Four (4) research themes, five (5) disciplines, and research questions

These research questions are, however, only of tentative nature as they will be further refined during the course of the study.

The approach is illustrated by the figure below:

 dvn3.jpg

                     Figure, Research approach

 

 

 

 

 

WORK PACKAGES

General

According to the objectives this project results in (1) methodological advances, (2) dynamic value network model with definitions, and (3) research and development initiatives, each of which represents a separate work package.

Methodological advances – Work package #1

Methodological advances deliver prerequisite capabilities for conducting novel, interdisciplinary research on future value networks. It includes

  1. an interdisciplinary research work model that describes the processes through which researchers from distinct disciplines, countries, and cultures work together to achieve the common goal,
  2. concept definitions that enable researchers originating from distinct disciplines to have a shared understanding and common language of the central concepts, and
  3. interdisciplinary research tools and methods that define a set of novel combinations of research methodologies originating from the distinct scientific disciplines employed in this project and that are used to investigate the phenomenon from a unique perspective and thereby produce new, insightful knowledge. These tools and methods will utilize new data sources and data acquisition methods, such as ones that enable collecting relevant individual and collective human behavior knowledge, and seek to enable incorporating complex data in network analyses.

Dynamic value network model – Work package #2

Dynamic value network model (i.e. the systemic whole) is a result of project’s cross-disciplinary and multi-thematic investigation of dynamic value networks. It illustrates the anticipated drivers of network dynamics and factors underpinning company competitiveness in 2020 and pinpoints potentially fruitful direction for further research. It includes the results of

  1. network structure and location decisions research theme analyses,
  2. agility of value networks research theme analyses,
  3. consumer-driven value creation and capture dynamics research theme analyses, and
  4. individuals, societies, cultures, and nations in value networks research theme analyses.

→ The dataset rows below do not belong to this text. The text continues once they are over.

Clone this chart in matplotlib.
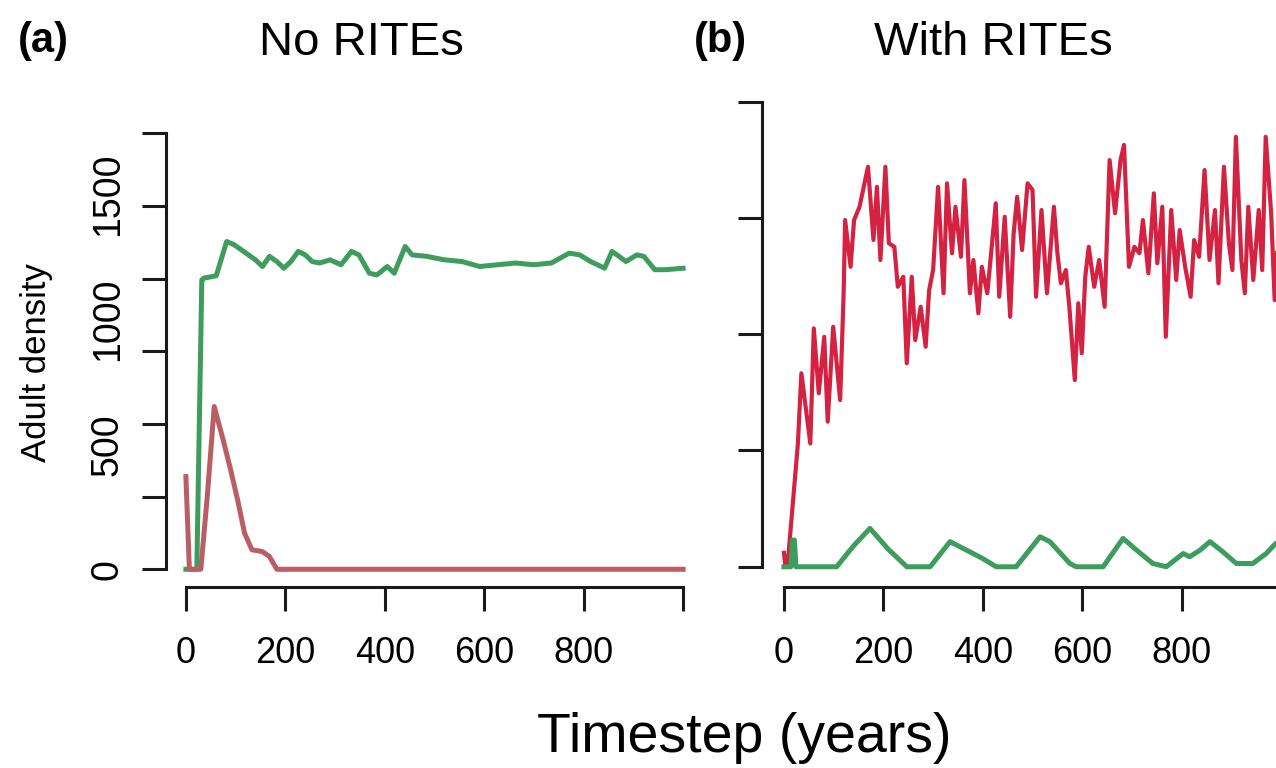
import numpy as np
import matplotlib
matplotlib.use("Agg")
import matplotlib.pyplot as plt

# ---------------- data ----------------
# Panel (a): No RITEs
a_green_x = [0, 22, 26, 32, 36, 61, 82, 97, 111, 140, 154, 168, 183, 197, 211, 226, 240, 254,
             269, 290, 312, 333, 348, 369, 384, 405, 419, 441, 455, 484, 520, 556, 591, 627,
             663, 699, 735, 771, 792, 814, 828, 842, 857, 871, 885, 907, 921, 943, 964, 1000]
a_green_y = [0, 0, 400, 996, 1002, 1010, 1128, 1117, 1100, 1065, 1042, 1077, 1059, 1036, 1059,
             1094, 1082, 1059, 1054, 1065, 1048, 1094, 1082, 1019, 1013, 1042, 1019, 1111, 1082,
             1077, 1065, 1059, 1042, 1048, 1054, 1048, 1054, 1088, 1082, 1059, 1048, 1036, 1094,
             1077, 1059, 1082, 1077, 1031, 1031, 1036]

a_red_x = [0, 7, 30, 43, 57, 75, 90, 104, 118, 133, 154, 168, 183, 1000]
a_red_y = [319, 0, 0, 250, 560, 445, 342, 239, 124, 67, 61, 44, 0, 0]

# Panel (b): With RITEs
b_red_x = [0, 3, 7, 28, 35, 53, 60, 70, 81, 88, 99, 113, 120, 123, 134, 141, 152, 169, 180, 187,
           194, 204, 211, 222, 229, 240, 247, 257, 264, 275, 285, 292, 300, 310, 321, 328, 338,
           345, 356, 363, 374, 381, 391, 398, 409, 416, 426, 433, 444, 455, 462, 469, 479, 490,
           500, 507, 518, 529, 536, 543, 550, 557, 567, 574, 585, 592, 599, 606, 613, 624, 634,
           645, 655, 666, 677, 684, 694, 705, 715, 722, 733, 744, 751, 761, 768, 779, 789, 796,
           807, 818, 825, 835, 846, 856, 867, 874, 885, 895, 902, 909, 920, 927, 934, 944, 955,
           962, 969, 980, 987, 996, 1000]
b_red_y = [60, 0, 0, 530, 832, 530, 1025, 746, 989, 624, 1032, 717, 1176, 1491, 1290, 1491,
           1548, 1720, 1405, 1634, 1319, 1720, 1391, 1376, 1204, 1247, 875, 1247, 975, 1118, 946,
           1190, 1276, 1634, 1176, 1649, 1348, 1548, 1333, 1663, 1176, 1319, 1090, 1290, 1176,
           1333, 1563, 1161, 1505, 1075, 1434, 1591, 1362, 1649, 1620, 1161, 1534, 1176, 1362,
           1548, 1348, 1219, 1276, 1118, 803, 1133, 918, 1247, 1376, 1204, 1319, 1118, 1749, 1520,
           1749, 1814, 1290, 1376, 1348, 1491, 1262, 1606, 1305, 1548, 989, 1534, 1233, 1448,
           1290, 1161, 1405, 1333, 1706, 1319, 1534, 1219, 1720, 1391, 1276, 1849, 1319, 1176,
           1548, 1233, 1534, 1276, 1849, 1520, 1147, 1534, 1400]

b_green_x = [0, 14, 17, 21, 24, 106, 140, 173, 210, 247, 294, 334, 354, 374, 400, 427, 467, 515,
             535, 575, 588, 642, 682, 709, 742, 769, 803, 816, 836, 857, 883, 910, 943, 970, 989, 1000]
b_green_y = [0, 0, 115, 115, 0, 0, 90, 165, 75, 0, 0, 108, 86, 64, 35, 0, 0, 129, 108, 14, 0, 0,
             122, 72, 14, 0, 57, 43, 70, 108, 64, 14, 14, 57, 100, 110]

x_ticks = [0, 200, 400, 600, 800, 1000]
x_tick_labels = ["0", "200", "400", "600", "800", ""]
a_y_ticks = [0, 250, 500, 750, 1000, 1250, 1500]
a_y_label_values = [0, 500, 1000, 1500]
a_y_label_scale = 1.1637   # printed labels sit off the tick marks in the original
b_y_ticks = [0, 500, 1000, 1500, 2000]

# ---------------- styling ----------------
plt.rcParams["font.family"] = ["Liberation Sans", "DejaVu Sans"]
GREEN = "#3e9d5c"
RED_A = "#b95e64"
RED_B = "#d42242"
INK = "#1a1a1a"

W, H = 1276, 768
fig = plt.figure(figsize=(W / 100, H / 100), dpi=100)


def px_axes(left, right, top, bottom):
    return fig.add_axes([left / W, 1 - bottom / H, (right - left) / W, (bottom - top) / H])


def style(ax, ybounds):
    for s in ("top", "right"):
        ax.spines[s].set_visible(False)
    for s in ("left", "bottom"):
        ax.spines[s].set_linewidth(2.2)
        ax.spines[s].set_color(INK)
    ax.spines["left"].set_bounds(*ybounds)
    ax.spines["bottom"].set_bounds(0, 1000)
    ax.set_xticks(x_ticks)
    ax.set_xticklabels(x_tick_labels)
    ax.tick_params(axis="both", direction="out", length=17, width=2.2, color=INK)
    ax.tick_params(axis="x", labelsize=26, pad=18)
    ax.tick_params(axis="y", labelleft=False)
    ax.patch.set_alpha(0)


# Panel (a)
axa = px_axes(166, 703, 116, 587)
axa.set_xlim(-40, 1040)
axa.set_ylim(-61, 1560)
axa.plot(a_green_x, a_green_y, color=GREEN, lw=3.6, solid_joinstyle="round", zorder=3)
axa.plot(a_red_x, a_red_y, color=RED_A, lw=3.6, solid_joinstyle="round", zorder=4)
axa.set_yticks(a_y_ticks)
style(axa, (0, 1500))
sec = axa.secondary_yaxis("left", functions=(lambda y: y * a_y_label_scale,
                                             lambda y: y / a_y_label_scale))
sec.spines["left"].set_visible(False)
sec.set_yticks(a_y_label_values, [str(v) for v in a_y_label_values], rotation=90, va="center")
sec.tick_params(axis="y", length=0, labelsize=27, pad=29)

# Panel (b)
axb = px_axes(762, 1301, 85.4, 587)
axb.set_xlim(-44.2, 1040)
axb.set_ylim(-87, 2070)
axb.plot(b_red_x, b_red_y, color=RED_B, lw=3.0, solid_joinstyle="round", zorder=3)
axb.plot(b_green_x, b_green_y, color=GREEN, lw=3.6, solid_joinstyle="round", zorder=4)
axb.set_yticks(b_y_ticks)
style(axb, (0, 2000))

# Text
fig.text(43 / W, 1 - 52 / H, "(a)", fontsize=30, fontweight="bold", ha="center", va="baseline")
fig.text(720 / W, 1 - 52 / H, "(b)", fontsize=30, fontweight="bold", ha="center", va="baseline")
fig.text(361 / W, 1 - 55 / H, "No RITEs", fontsize=34, ha="center", va="baseline")
fig.text(993 / W, 1 - 55 / H, "With RITEs", fontsize=34, ha="center", va="baseline")
fig.text(744 / W, 1 - 752 / H, "Timestep (years)", fontsize=40, ha="center", va="baseline")
fig.text(37 / W, 1 - 363 / H, "Adult density", fontsize=25, rotation=90, ha="center", va="center")

fig.savefig("out.png", dpi=100, facecolor="white")
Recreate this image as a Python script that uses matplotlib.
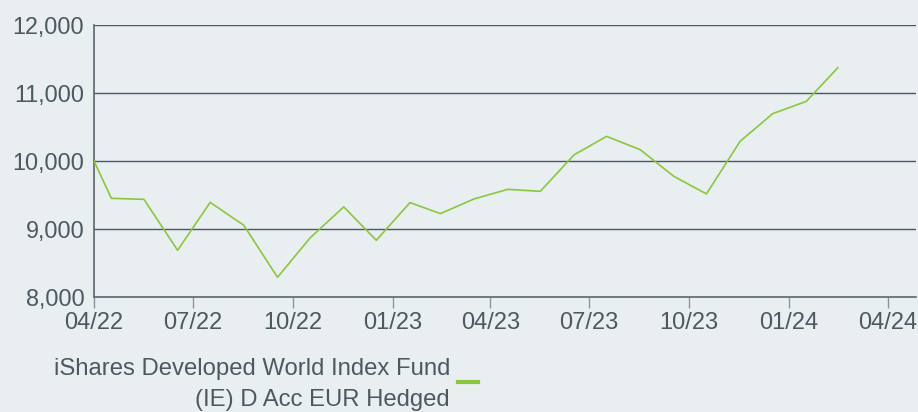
import matplotlib
matplotlib.use("Agg")
import matplotlib.pyplot as plt
import matplotlib.dates as mdates
from matplotlib.lines import Line2D
from matplotlib.ticker import FuncFormatter
import pandas as pd

plt.rcParams['font.family'] = ['Liberation Sans', 'DejaVu Sans']

dates = ["2022-04-01", "2022-04-17", "2022-05-17", "2022-06-17", "2022-07-17", "2022-08-17",
         "2022-09-17", "2022-10-17", "2022-11-17", "2022-12-17", "2023-01-17", "2023-02-14",
         "2023-03-17", "2023-04-17", "2023-05-17", "2023-06-17", "2023-07-17", "2023-08-17",
         "2023-09-17", "2023-10-17", "2023-11-17", "2023-12-17", "2024-01-17", "2024-02-15"]
values = [10000, 9451, 9436, 8687, 9392, 9054, 8290, 8869, 9325, 8834, 9388, 9226,
          9442, 9583, 9554, 10089, 10362, 10167, 9774, 9516, 10289, 10696, 10877, 11372]
series_label = "iShares Developed World Index Fund\n(IE) D Acc EUR Hedged"
tick_dates = ["2022-04-01", "2022-07-01", "2022-10-01", "2023-01-01", "2023-04-01",
              "2023-07-01", "2023-10-01", "2024-01-01", "2024-04-01"]
y_ticks = [8000, 9000, 10000, 11000, 12000]

bg = "#e9eef1"
txt = "#4b5961"
grid = "#4a5865"
green = "#8cc63f"

fig = plt.figure(figsize=(9.18, 4.12), dpi=100, facecolor=bg)
ax = fig.add_axes([94/918, 1 - 297/412, (916-94)/918, (297-25)/412], facecolor=bg)

x = pd.to_datetime(dates)
ax.plot(x, values, color=green, lw=1.2, zorder=3)

ax.set_xlim(pd.Timestamp("2022-04-01"), pd.Timestamp("2024-04-27"))
ax.set_ylim(8000, 12000)
ax.set_yticks(y_ticks)
ax.yaxis.set_major_formatter(FuncFormatter(lambda v, p: f"{int(v):,}"))
ax.set_xticks(pd.to_datetime(tick_dates))
ax.xaxis.set_major_formatter(mdates.DateFormatter("%m/%y"))

for v in y_ticks[1:]:
    ax.axhline(v, color=grid, lw=1.0, zorder=1)

for s in ["top", "right"]:
    ax.spines[s].set_visible(False)
for s in ["left", "bottom"]:
    ax.spines[s].set_color("#5a6670")
    ax.spines[s].set_linewidth(1.2)

ax.tick_params(axis="y", length=0, pad=7, labelsize=16.8, labelcolor=txt)
ax.tick_params(axis="x", length=8, width=1, color="#8a949a", pad=3, labelsize=17, labelcolor=txt)

fig.text(450/918, 1 - 384.5/412, series_label, ha="right", va="center", multialignment="right",
         fontsize=17.2, color=txt, linespacing=1.55)
fig.add_artist(Line2D([458/918, 478/918], [1 - 382/412, 1 - 382/412], color=green, lw=3,
                      transform=fig.transFigure))

fig.savefig("out.png", dpi=100, facecolor=bg)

Research and development initiatives – Work package #3

Research and development initiatives, based on aforementioned dynamic value network model, are concrete project definitions (i.e. project proposals) that elaborate on the recognized potential further research and development areas, individually or together forming the subsequent elaborate research agenda. Each research/development initiative include

  1. background and motivation,
  2. research questions,
  3. tools and methods,
  4. results, and
  5. hypothesized impact on growth and competitiveness of Finnish companies in 2020.